[START Supplied entries]
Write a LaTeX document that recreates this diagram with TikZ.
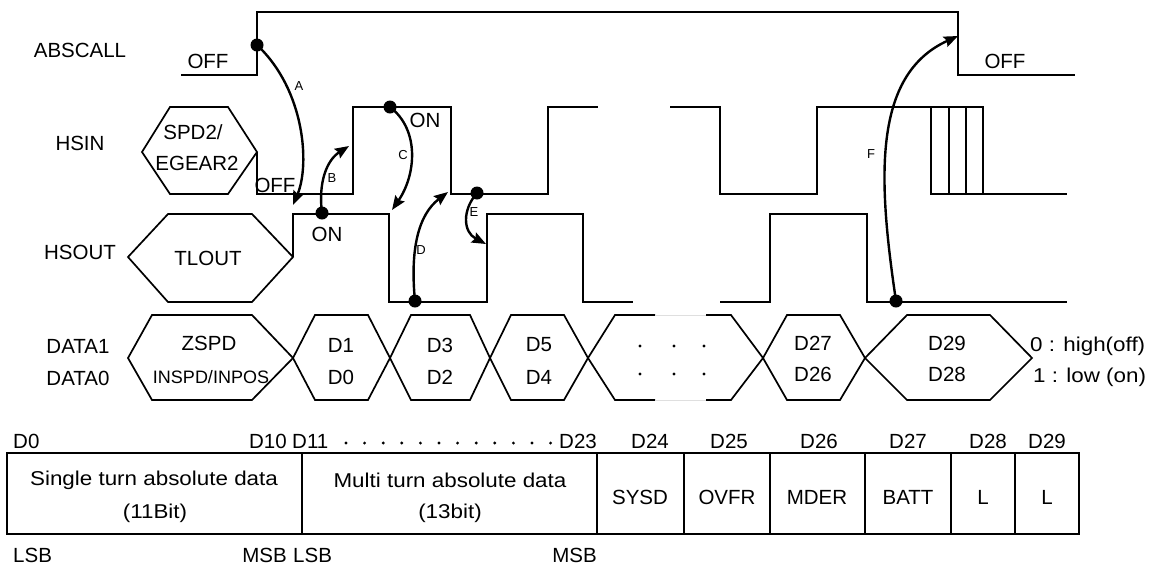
[END Supplied entries]
[START Supplied entries]
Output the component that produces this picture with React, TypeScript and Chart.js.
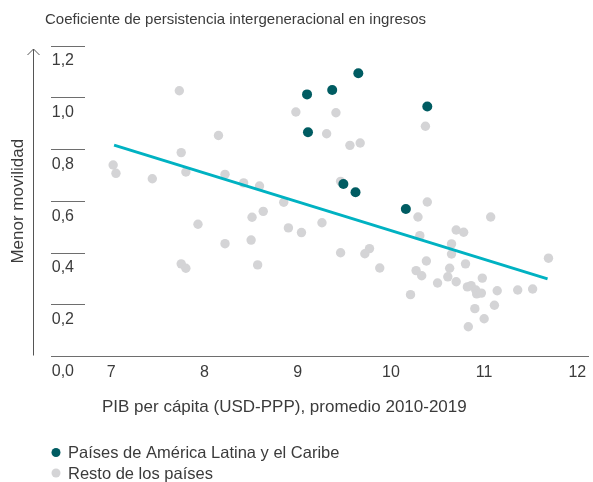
[END Supplied entries]
[START Supplied entries]
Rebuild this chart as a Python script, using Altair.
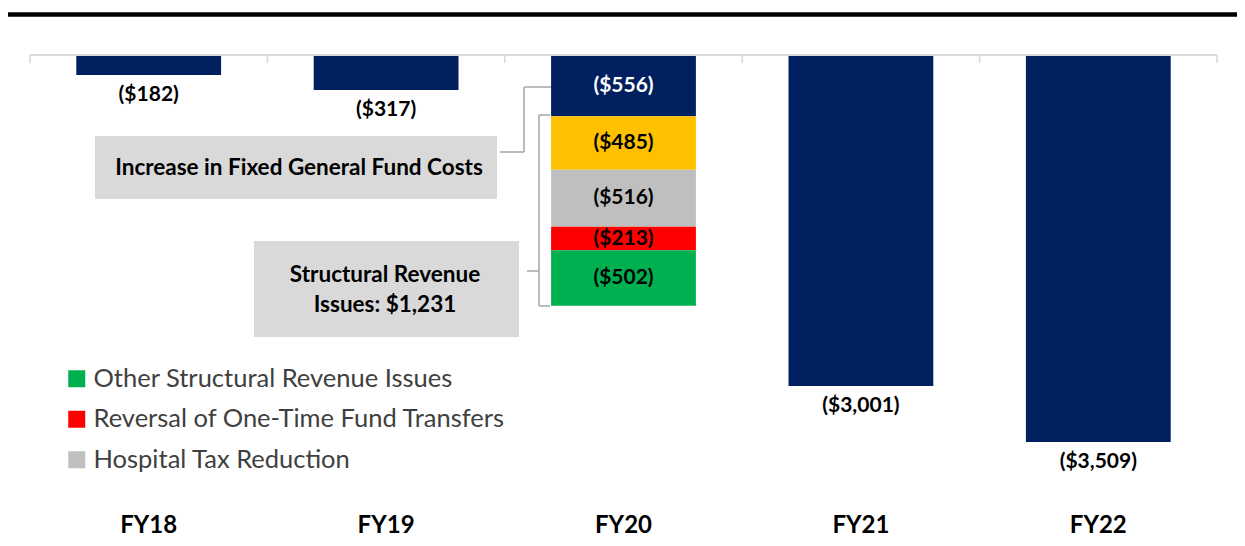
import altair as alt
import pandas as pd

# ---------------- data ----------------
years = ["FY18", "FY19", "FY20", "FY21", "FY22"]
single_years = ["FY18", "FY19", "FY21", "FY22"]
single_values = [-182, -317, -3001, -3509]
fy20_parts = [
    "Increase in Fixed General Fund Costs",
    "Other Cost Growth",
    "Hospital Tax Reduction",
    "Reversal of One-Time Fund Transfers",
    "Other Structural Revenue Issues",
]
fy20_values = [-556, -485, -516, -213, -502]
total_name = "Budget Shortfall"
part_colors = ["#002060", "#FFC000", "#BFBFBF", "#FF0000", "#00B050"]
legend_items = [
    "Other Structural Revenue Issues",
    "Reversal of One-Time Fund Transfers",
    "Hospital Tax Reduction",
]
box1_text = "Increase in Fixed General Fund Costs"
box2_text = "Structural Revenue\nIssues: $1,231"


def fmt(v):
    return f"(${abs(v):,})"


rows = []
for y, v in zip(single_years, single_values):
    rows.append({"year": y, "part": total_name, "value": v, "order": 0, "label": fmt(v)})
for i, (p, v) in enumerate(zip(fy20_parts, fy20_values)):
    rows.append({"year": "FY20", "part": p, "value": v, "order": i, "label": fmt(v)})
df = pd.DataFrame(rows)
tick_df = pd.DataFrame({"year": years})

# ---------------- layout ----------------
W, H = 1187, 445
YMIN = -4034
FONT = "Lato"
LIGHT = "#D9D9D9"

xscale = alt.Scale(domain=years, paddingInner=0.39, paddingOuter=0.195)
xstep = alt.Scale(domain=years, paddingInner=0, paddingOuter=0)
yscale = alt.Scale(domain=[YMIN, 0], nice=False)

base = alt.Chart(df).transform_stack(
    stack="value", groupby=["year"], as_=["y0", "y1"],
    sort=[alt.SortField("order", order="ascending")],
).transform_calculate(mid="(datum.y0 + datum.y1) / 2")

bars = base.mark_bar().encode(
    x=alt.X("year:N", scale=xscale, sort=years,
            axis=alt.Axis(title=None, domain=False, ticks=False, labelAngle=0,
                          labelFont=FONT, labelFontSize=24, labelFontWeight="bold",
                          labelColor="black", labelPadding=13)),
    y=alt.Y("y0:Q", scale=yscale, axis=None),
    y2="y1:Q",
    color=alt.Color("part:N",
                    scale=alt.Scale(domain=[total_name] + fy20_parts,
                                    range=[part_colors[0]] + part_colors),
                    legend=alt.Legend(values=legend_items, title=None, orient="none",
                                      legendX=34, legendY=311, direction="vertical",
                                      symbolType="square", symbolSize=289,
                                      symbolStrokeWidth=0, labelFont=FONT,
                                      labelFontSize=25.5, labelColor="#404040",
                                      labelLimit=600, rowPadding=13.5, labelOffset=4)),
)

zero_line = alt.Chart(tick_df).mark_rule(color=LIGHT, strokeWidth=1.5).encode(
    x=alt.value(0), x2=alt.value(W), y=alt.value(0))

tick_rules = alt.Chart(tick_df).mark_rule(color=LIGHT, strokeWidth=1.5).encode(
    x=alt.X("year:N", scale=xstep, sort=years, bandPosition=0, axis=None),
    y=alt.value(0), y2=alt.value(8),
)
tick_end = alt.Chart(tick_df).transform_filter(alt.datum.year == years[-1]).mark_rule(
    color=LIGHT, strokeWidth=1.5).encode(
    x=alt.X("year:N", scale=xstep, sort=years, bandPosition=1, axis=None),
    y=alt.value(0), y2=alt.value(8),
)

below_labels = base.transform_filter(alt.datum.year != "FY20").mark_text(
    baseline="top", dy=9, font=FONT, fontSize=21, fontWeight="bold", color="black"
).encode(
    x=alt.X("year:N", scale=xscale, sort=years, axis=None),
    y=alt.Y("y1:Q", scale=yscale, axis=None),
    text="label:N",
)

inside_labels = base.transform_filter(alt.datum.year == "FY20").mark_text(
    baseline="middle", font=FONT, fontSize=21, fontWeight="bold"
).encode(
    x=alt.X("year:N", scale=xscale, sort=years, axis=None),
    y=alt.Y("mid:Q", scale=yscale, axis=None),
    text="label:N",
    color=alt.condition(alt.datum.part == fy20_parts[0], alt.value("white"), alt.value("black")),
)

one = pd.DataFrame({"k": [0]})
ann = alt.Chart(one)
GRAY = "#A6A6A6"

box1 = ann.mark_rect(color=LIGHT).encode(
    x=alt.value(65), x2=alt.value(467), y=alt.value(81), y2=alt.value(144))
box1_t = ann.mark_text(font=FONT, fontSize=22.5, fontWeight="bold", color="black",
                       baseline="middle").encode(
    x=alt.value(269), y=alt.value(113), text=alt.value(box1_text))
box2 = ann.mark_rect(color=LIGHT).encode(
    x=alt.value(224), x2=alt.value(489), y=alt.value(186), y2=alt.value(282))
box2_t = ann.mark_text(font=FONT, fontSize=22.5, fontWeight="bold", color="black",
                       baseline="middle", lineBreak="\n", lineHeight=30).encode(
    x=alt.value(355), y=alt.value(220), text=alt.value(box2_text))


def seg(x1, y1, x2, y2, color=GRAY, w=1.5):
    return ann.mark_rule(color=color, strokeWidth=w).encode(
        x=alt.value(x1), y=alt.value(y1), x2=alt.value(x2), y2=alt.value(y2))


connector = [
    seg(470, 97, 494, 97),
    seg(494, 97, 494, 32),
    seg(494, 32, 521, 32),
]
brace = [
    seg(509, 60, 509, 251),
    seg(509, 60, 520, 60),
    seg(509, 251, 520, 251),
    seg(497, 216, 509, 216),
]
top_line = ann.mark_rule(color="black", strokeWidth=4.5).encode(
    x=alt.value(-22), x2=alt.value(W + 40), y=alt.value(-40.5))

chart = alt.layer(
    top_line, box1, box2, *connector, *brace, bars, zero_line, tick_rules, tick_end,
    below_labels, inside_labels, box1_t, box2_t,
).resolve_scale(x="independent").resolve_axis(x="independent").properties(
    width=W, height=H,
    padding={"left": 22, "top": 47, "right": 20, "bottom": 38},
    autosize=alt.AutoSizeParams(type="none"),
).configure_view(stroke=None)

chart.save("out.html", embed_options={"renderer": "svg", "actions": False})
[END Supplied entries]
Find every line that has "with" in it, then return those lines.

Write a LaTeX document that recreates this diagram with TikZ.
Output the component that produces this picture with React, TypeScript and Chart.js.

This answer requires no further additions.